アリー:不安はありましたが、それは番組が成功するか失敗するかではなく、前向きに挑戦できるかどうかが重要だと思いました。エドさんの姿を見ていると、何事も前向きにやり遂げるという精神だけを大事にすれば、視聴者の方々はきっとよろこんでくれるのではないかと。

【無人島OL素人サバイバル】WILD Allie | Ep.1「上陸」 (ディスカバリーチャンネル)

「辛い経験も含めて、すべて楽しかった」

――なるほど。その“前向きさ”は初日の夜、多くのことがうまくいかないなかでも、アリーさんが星の美しさに感動していたり、また終盤に“無人島メイク”にトライしていたり、というところからしっかり感じられました。

アリー:幼少期からわりとポジティブな性格なのですが、この番組に関しては、私に求められているのはサバイバルスキルではない、ということを自覚していましたし、どんな過酷な状況でも明るい要素を探して、“楽しさ”を伝えることだと考えたんです。その意識はずっとありましたね。

――辛い環境でもまったく悲壮感がなく、結果として、視聴者が純粋に応援できる番組になっていたと思います。サバイバルには「ファイヤー(火)、ウォーター(水)、シェルター(住居)、フード(食糧)」の4つが重要だ、ということですが、道具を使わずに火を起こすことがこんなに大変なんだ、という当然のことにあらためて気づかされました。サバイバルで一番辛かったのは、どんなことですか?

アリー:火起こしも大変でしたが、「辛かった」というより「難しかった」という感覚で、夜が氷点下で本当に寒かったことを思い出します。あとは、3日目になるまで水が飲めなかったのも厳しかったですね。思考能力がどんどん低下しているのがわかって、呂律が回らず言葉が出てこないし、判断力もなくなっているな、ということは2日目くらいから自覚していて。その場でじっとしていたわけでなく、常に動き回っているなかで水が飲めなかったので、これまで経験したことがなかった、強い脱水症状になってしまったんですよね。

――逆に、一番楽しかったのはどんなことでしょう?

アリー:振り返ってみると、辛い経験も含めてすべて楽しかったですね。すみません、答えになっていなくて(笑)。


――無人島での生活はシンプルなものかと思いきや、生存のためのタスクが非常に多く、体もそうですが頭もフル回転させなければいけない、ということもあらためて伝わってきました。

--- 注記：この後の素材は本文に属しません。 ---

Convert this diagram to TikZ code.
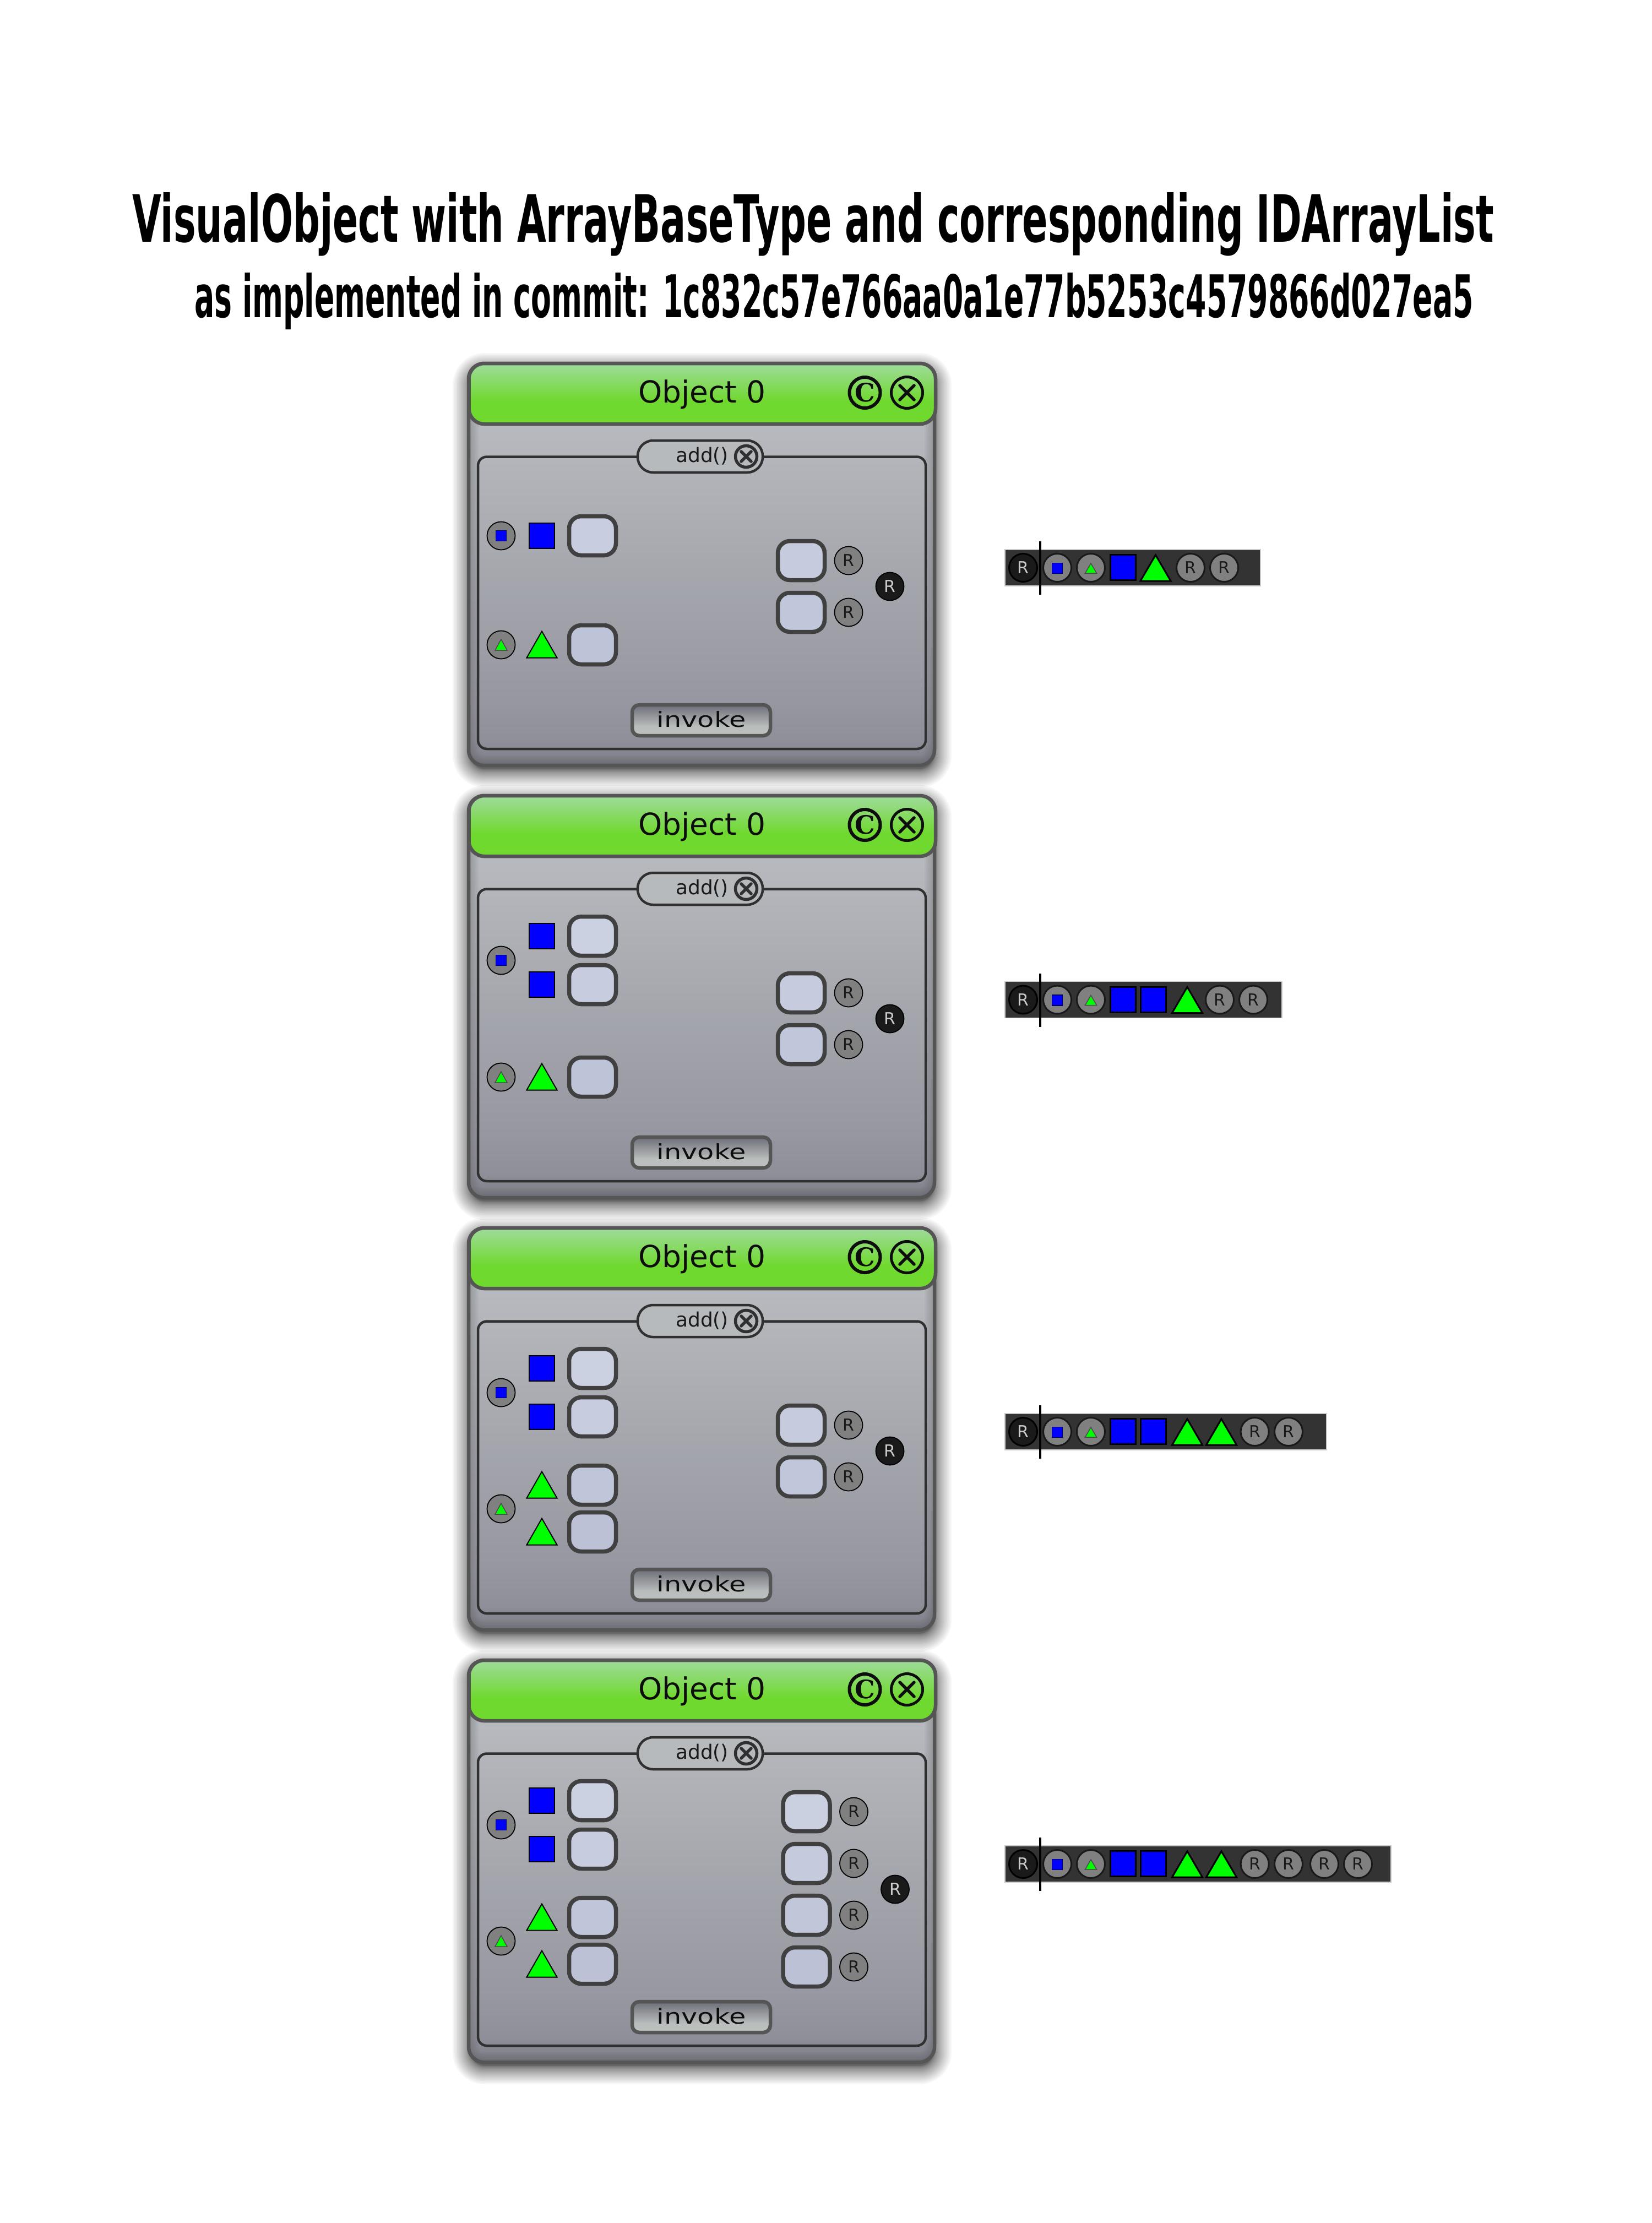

アリー:そうなんです。ディスカバリーチャンネルでは基本的にプロフェッショナルがサバイバル企画に挑んでおり、簡単そうに見せるのが彼らの仕事ですし、『WILD Allie』は「それを見ていただけの素人」が挑戦するとどうなるのか、という検証の意味もあって。より感情移入していただいたり、「自分だったらどうなるか」ということをリアルに想像していただける内容にできたのかなと思います。エドさんも、同じくイギリス出身の人気冒険家、ベア・グリルスさんも、簡単に飲み水を見つけますが、実際には難しいですし、泥水を濾過したものも、やはり飲むのは抵抗があります。でも、脱水症状になると、「飲める!」という気持ちになる。そういう考え方の変化も楽しんでいただける要素のひとつなのかなと。